Code that draws figures
# # # # # # #

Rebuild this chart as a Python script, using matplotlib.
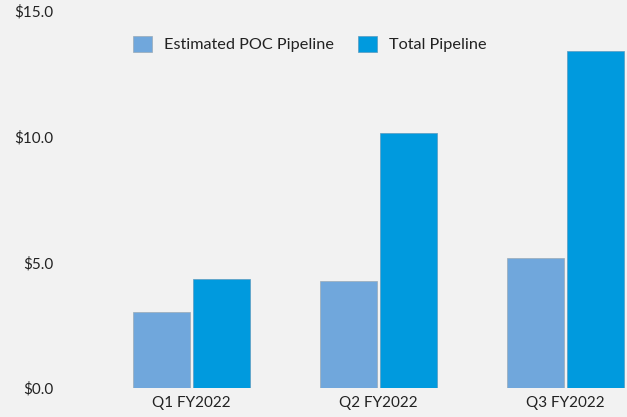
import matplotlib
matplotlib.use("Agg")
import matplotlib.pyplot as plt
import numpy as np

categories = ["Q1 FY2022", "Q2 FY2022", "Q3 FY2022"]
poc_values = [3.02, 4.25, 5.16]
total_values = [4.33, 10.16, 13.41]
series_names = ["Estimated POC Pipeline", "Total Pipeline"]
y_ticks = [0, 5, 10, 15]
y_tick_labels = ["$0.0", "$5.0", "$10.0", "$15.0"]

plt.rcParams['font.family'] = ['Lato', 'DejaVu Sans']

W, H = 627, 417
fig = plt.figure(figsize=(W/100, H/100), dpi=100, facecolor="#f2f2f2")
ax = fig.add_axes([70/W, (H-388)/H, (W-70)/W, (388-11)/H])
ax.set_facecolor("#f2f2f2")

x = np.arange(len(categories))
bw = 0.305
off = 0.16
ax.bar(x - off, poc_values, width=bw, color="#70a7dc", edgecolor="#9aaab8", linewidth=0.5, label=series_names[0])
ax.bar(x + off, total_values, width=bw, color="#009ade", edgecolor="#5a9ac0", linewidth=0.5, label=series_names[1])

ax.set_xlim((70-191.5)/187, (627-191.5)/187)
ax.set_ylim(0, 15)
ax.set_yticks(y_ticks)
ax.set_yticklabels(y_tick_labels)
ax.set_xticks(x)
ax.set_xticklabels(categories)
ax.tick_params(axis='both', length=0, labelsize=11, colors="#222222")
ax.tick_params(axis='y', pad=12)
ax.tick_params(axis='x', pad=6)
for s in ax.spines.values():
    s.set_visible(False)

leg = ax.legend(loc="center", bbox_to_anchor=((310-70)/(W-70), (388-44)/(388-11)),
                ncol=2, frameon=False, fontsize=11.7, handlelength=1.13, handleheight=1.15,
                columnspacing=1.48, handletextpad=0.76, borderpad=0)
for t in leg.get_texts():
    t.set_color("#222222")

fig.savefig("out.png", dpi=100, facecolor=fig.get_facecolor())
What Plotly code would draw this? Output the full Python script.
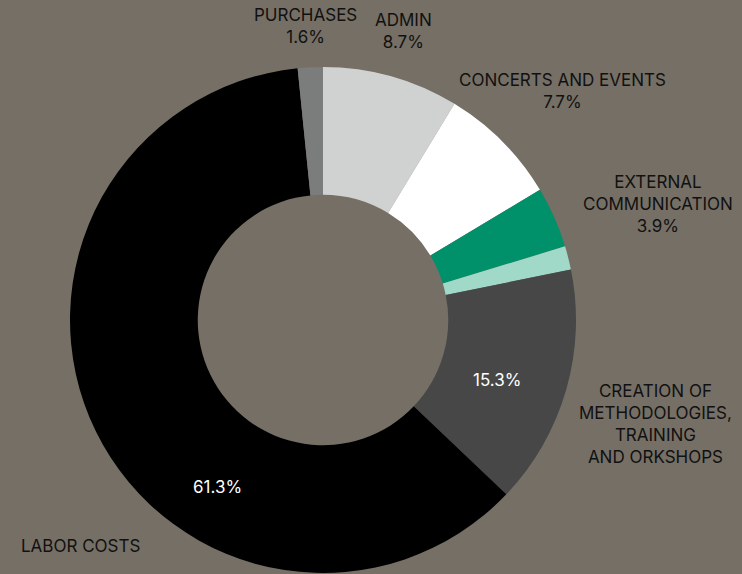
import plotly.graph_objects as go

categories = ["ADMIN", "CONCERTS AND EVENTS", "EXTERNAL COMMUNICATION", "OTHER",
              "CREATION OF METHODOLOGIES, TRAINING AND ORKSHOPS", "LABOR COSTS", "PURCHASES"]
values = [8.7, 7.7, 3.9, 1.5, 15.3, 61.3, 1.6]
colors = ["#d0d2d1", "#ffffff", "#00906a", "#a1d9c9", "#474747", "#000000", "#7a7d7b"]

label_texts = ["PURCHASES<br>1.6%", "ADMIN<br>8.7%", "CONCERTS AND EVENTS<br>7.7%",
               "EXTERNAL<br>COMMUNICATION<br>3.9%",
               "CREATION OF<br>METHODOLOGIES,<br>TRAINING<br>AND ORKSHOPS",
               "LABOR COSTS"]
label_px = [(305, 26), (403, 31), (562, 91), (658, 204), (655, 424), (80, 546)]
inside_texts = ["15.3%", "61.3%"]
inside_px = [(497, 380), (217, 487)]

W, H = 742, 574
BG = "#756f65"

fig = go.Figure(go.Pie(
    labels=categories, values=values, sort=False, direction="clockwise", rotation=0,
    hole=0.495, marker=dict(colors=colors, line=dict(width=0)),
    textinfo="none", hoverinfo="label+percent",
    domain=dict(x=[70 / W, 576 / W], y=[1 / H, 507 / H]),
))

ann = []
for t, (x, y) in zip(label_texts, label_px):
    ann.append(dict(text=t, x=x / W, y=1 - y / H, xref="paper", yref="paper",
                    showarrow=False, xanchor="center", yanchor="middle", align="center",
                    font=dict(family="Inter", size=17, color="#111111")))
for t, (x, y) in zip(inside_texts, inside_px):
    ann.append(dict(text=t, x=x / W, y=1 - y / H, xref="paper", yref="paper",
                    showarrow=False, xanchor="center", yanchor="middle",
                    font=dict(family="Inter", size=17, color="#ffffff")))

fig.update_layout(width=W, height=H, margin=dict(l=0, r=0, t=0, b=0),
                  paper_bgcolor=BG, plot_bgcolor=BG, showlegend=False, annotations=ann)
fig.write_html("out.html", config={"displayModeBar": False},
               post_script="document.body.style.margin='0';document.body.style.overflow='hidden';"
                           "document.body.style.background='%s';" % BG)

# # # # # # #

• **Direction**: Pictures are not part of the copy; reproduce everything else in the records exactly.

• **Answer to this problem**:
Rebuild this chart as a Python script, using matplotlib.
import matplotlib
matplotlib.use("Agg")
import matplotlib.pyplot as plt
import numpy as np

categories = ["Q1 FY2022", "Q2 FY2022", "Q3 FY2022"]
poc_values = [3.02, 4.25, 5.16]
total_values = [4.33, 10.16, 13.41]
series_names = ["Estimated POC Pipeline", "Total Pipeline"]
y_ticks = [0, 5, 10, 15]
y_tick_labels = ["$0.0", "$5.0", "$10.0", "$15.0"]

plt.rcParams['font.family'] = ['Lato', 'DejaVu Sans']

W, H = 627, 417
fig = plt.figure(figsize=(W/100, H/100), dpi=100, facecolor="#f2f2f2")
ax = fig.add_axes([70/W, (H-388)/H, (W-70)/W, (388-11)/H])
ax.set_facecolor("#f2f2f2")

x = np.arange(len(categories))
bw = 0.305
off = 0.16
ax.bar(x - off, poc_values, width=bw, color="#70a7dc", edgecolor="#9aaab8", linewidth=0.5, label=series_names[0])
ax.bar(x + off, total_values, width=bw, color="#009ade", edgecolor="#5a9ac0", linewidth=0.5, label=series_names[1])

ax.set_xlim((70-191.5)/187, (627-191.5)/187)
ax.set_ylim(0, 15)
ax.set_yticks(y_ticks)
ax.set_yticklabels(y_tick_labels)
ax.set_xticks(x)
ax.set_xticklabels(categories)
ax.tick_params(axis='both', length=0, labelsize=11, colors="#222222")
ax.tick_params(axis='y', pad=12)
ax.tick_params(axis='x', pad=6)
for s in ax.spines.values():
    s.set_visible(False)

leg = ax.legend(loc="center", bbox_to_anchor=((310-70)/(W-70), (388-44)/(388-11)),
                ncol=2, frameon=False, fontsize=11.7, handlelength=1.13, handleheight=1.15,
                columnspacing=1.48, handletextpad=0.76, borderpad=0)
for t in leg.get_texts():
    t.set_color("#222222")

fig.savefig("out.png", dpi=100, facecolor=fig.get_facecolor())
What Plotly code would draw this? Output the full Python script.
import plotly.graph_objects as go

categories = ["ADMIN", "CONCERTS AND EVENTS", "EXTERNAL COMMUNICATION", "OTHER",
              "CREATION OF METHODOLOGIES, TRAINING AND ORKSHOPS", "LABOR COSTS", "PURCHASES"]
values = [8.7, 7.7, 3.9, 1.5, 15.3, 61.3, 1.6]
colors = ["#d0d2d1", "#ffffff", "#00906a", "#a1d9c9", "#474747", "#000000", "#7a7d7b"]

label_texts = ["PURCHASES<br>1.6%", "ADMIN<br>8.7%", "CONCERTS AND EVENTS<br>7.7%",
               "EXTERNAL<br>COMMUNICATION<br>3.9%",
               "CREATION OF<br>METHODOLOGIES,<br>TRAINING<br>AND ORKSHOPS",
               "LABOR COSTS"]
label_px = [(305, 26), (403, 31), (562, 91), (658, 204), (655, 424), (80, 546)]
inside_texts = ["15.3%", "61.3%"]
inside_px = [(497, 380), (217, 487)]

W, H = 742, 574
BG = "#756f65"

fig = go.Figure(go.Pie(
    labels=categories, values=values, sort=False, direction="clockwise", rotation=0,
    hole=0.495, marker=dict(colors=colors, line=dict(width=0)),
    textinfo="none", hoverinfo="label+percent",
    domain=dict(x=[70 / W, 576 / W], y=[1 / H, 507 / H]),
))

ann = []
for t, (x, y) in zip(label_texts, label_px):
    ann.append(dict(text=t, x=x / W, y=1 - y / H, xref="paper", yref="paper",
                    showarrow=False, xanchor="center", yanchor="middle", align="center",
                    font=dict(family="Inter", size=17, color="#111111")))
for t, (x, y) in zip(inside_texts, inside_px):
    ann.append(dict(text=t, x=x / W, y=1 - y / H, xref="paper", yref="paper",
                    showarrow=False, xanchor="center", yanchor="middle",
                    font=dict(family="Inter", size=17, color="#ffffff")))

fig.update_layout(width=W, height=H, margin=dict(l=0, r=0, t=0, b=0),
                  paper_bgcolor=BG, plot_bgcolor=BG, showlegend=False, annotations=ann)
fig.write_html("out.html", config={"displayModeBar": False},
               post_script="document.body.style.margin='0';document.body.style.overflow='hidden';"
                           "document.body.style.background='%s';" % BG)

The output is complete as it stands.